Já recusou papéis para fugir ao rótulo de mulher bonita?

Já recusei papéis por sentir que a personagem era só a mulher sedutora, a boneca, não representando qualquer desafio para mim. Mas se fosse um guião lindíssimo com a proposta de interpretar uma prostituta, como no 'Call Girl', faria. Aliás, vou agora fazer uma pequena participação numa série russa, que está a ser produzida cá, da 'Mata Hari'. Fui fazer um casting para uma mulher de 30 anos, conservadora, pesada. Imaginei uma mulher azeda, frustrada, um pouco frígida. Quando cheguei o realizador, que não me conhecia, olhou para mim e disse: 'Ah, eu tenho outra personagem para ti'. Depois recebi o telefonema da Patrícia Vasconcelos a dizer: 'Soraia, ficaste, mas com outro papel'. Vou interpretar a madame de um bordel. É divertido. Uma mulher que em 1900 gere um bordel deve ter uma força enorme. Apesar de ser uma prostituta e de se enquadrar na forma como muitas vezes me olham quando me escolhem papéis, há sempre uma forma de encontrar qualquer coisa de novo se o projecto for interessante.

Tem mais planos?

Não. Gostava de voltar a fazer teatro antes de fazer televisão. Se não surgir nenhum convite gostava de juntar uma equipa e produzir, para poder ganhar consistência nesta experiência que tenho tido nos palcos.
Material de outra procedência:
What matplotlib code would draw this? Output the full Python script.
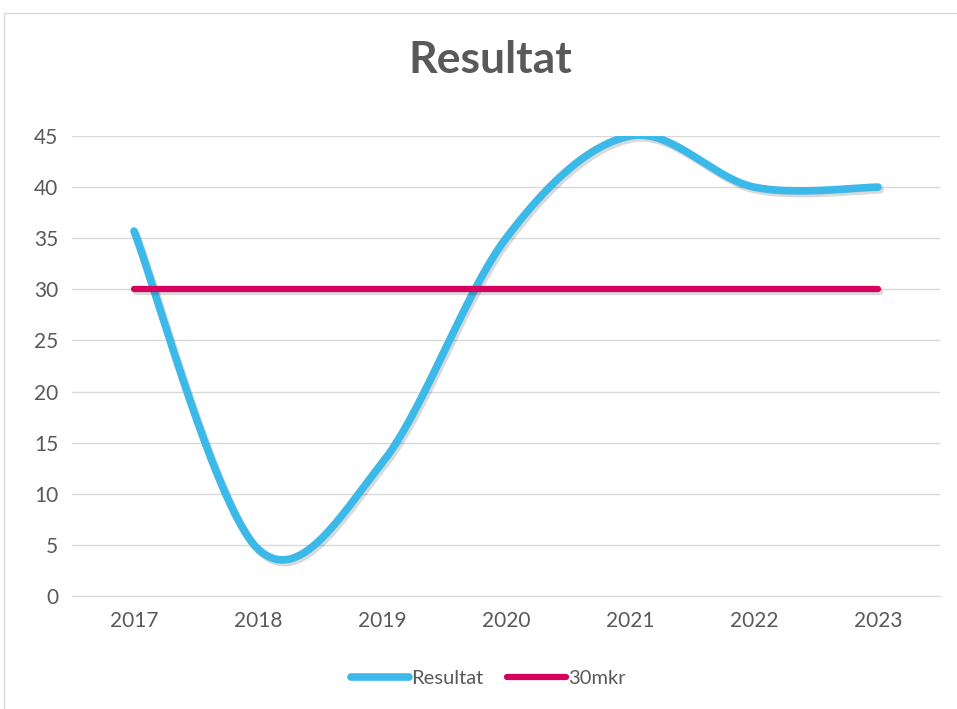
import numpy as np
import matplotlib.pyplot as plt
import matplotlib.patheffects as pe
from matplotlib.patches import Rectangle

plt.rcParams['font.family'] = ['Lato', 'DejaVu Sans']

years = [2017, 2018, 2019, 2020, 2021, 2022, 2023]
resultat = [35.7, 4.6, 13, 35, 45, 40, 40]
mal = [30, 30, 30, 30, 30, 30, 30]

blue = '#3BB9E8'
pink = '#D6005F'
grey = '#595959'


def smooth(xs, ys, n=60):
    # cardinal/bezier smoothing like spreadsheet "smoothed line"
    xs = np.asarray(xs, float)
    ys = np.asarray(ys, float)
    px = np.concatenate([[xs[0]], xs, [xs[-1]]])
    py = np.concatenate([[ys[0]], ys, [ys[-1]]])
    outx, outy = [], []
    t = np.linspace(0, 1, n)
    for i in range(1, len(px) - 2):
        p0 = np.array([px[i], py[i]])
        p3 = np.array([px[i + 1], py[i + 1]])
        p1 = p0 + (np.array([px[i + 1], py[i + 1]]) - np.array([px[i - 1], py[i - 1]])) / 6
        p2 = p3 - (np.array([px[i + 2], py[i + 2]]) - np.array([px[i], py[i]])) / 6
        b = ((1 - t) ** 3)[:, None] * p0 + (3 * (1 - t) ** 2 * t)[:, None] * p1 \
            + (3 * (1 - t) * t ** 2)[:, None] * p2 + (t ** 3)[:, None] * p3
        outx.append(b[:, 0])
        outy.append(b[:, 1])
    return np.concatenate(outx), np.concatenate(outy)


fig = plt.figure(figsize=(9.57, 7.09), dpi=100)
fig.patches.append(Rectangle((4 / 957, -0.1), 1.2, 1 - 13 / 709 + 0.1,
                             transform=fig.transFigure, fill=False,
                             edgecolor='#D9D9D9', linewidth=1))
ax = fig.add_axes([72 / 957, 1 - 596 / 709, 868 / 957, 460 / 709])

shadow = [pe.SimpleLineShadow(offset=(1.5, -2), shadow_color='black', alpha=0.15),
          pe.Normal()]

sx, sy = smooth(years, resultat)
ax.plot(sx, sy, color=blue, lw=5.5, solid_capstyle='round', label='Resultat',
        path_effects=shadow, zorder=3)
ax.plot(years, mal, color=pink, lw=4.5, solid_capstyle='round', label='30mkr',
        path_effects=shadow, zorder=4)

ax.set_xlim(2016.5, 2023.5)
ax.set_ylim(0, 45)
ax.set_yticks(range(0, 50, 5))
ax.set_xticks(years)
ax.grid(axis='y', color='#D9D9D9', lw=1)
ax.set_axisbelow(True)
for s in ['top', 'right', 'left']:
    ax.spines[s].set_visible(False)
ax.spines['bottom'].set_color('#D9D9D9')
ax.tick_params(length=0, labelsize=15, labelcolor=grey)
ax.tick_params(axis='x', pad=11)
ax.tick_params(axis='y', pad=10)

fig.text(0.512, 1 - 60 / 709, 'Resultat', ha='center', va='center',
         fontsize=32, fontweight='bold', color=grey)

leg = fig.legend(loc='center', bbox_to_anchor=(0.51, 1 - 678 / 709), ncol=2,
                 frameon=False, fontsize=14.5, handlelength=2.9, handletextpad=0.1,
                 columnspacing=1.2)
for t in leg.get_texts():
    t.set_color(grey)
for h in leg.get_lines():
    h.set_path_effects([pe.Normal()])

fig.savefig('out.png', dpi=100)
Há alguma peça que gostasse particularmente de fazer?

Não. Ainda estou no processo de fazer leituras e perceber o que poderia ser interessante.

Não está preocupada com a falta de projectos?

Nada. Aproveito para fazer estas coisas, ler e ter ideias. Gosto da sensação de deixar o futuro em aberto. Não gosto de sentir que está tudo programado, gosto desta liberdade.

Não gostaria de ter agora um contrato de exclusividade, como já teve com a SIC?

Não. Gosto de ter tempo. É para mim um privilégio poder parar. Por trabalhar em televisão e fazer publicidade consigo uma maior estabilidade financeira que mo permite. Há muitos actores que trabalham só em teatro e que ganham miseravelmente. A situação do actor em Portugal não é um mar de rosas. Sei que sou uma privilegiada e gosto de aproveitar esse privilégio da melhor forma.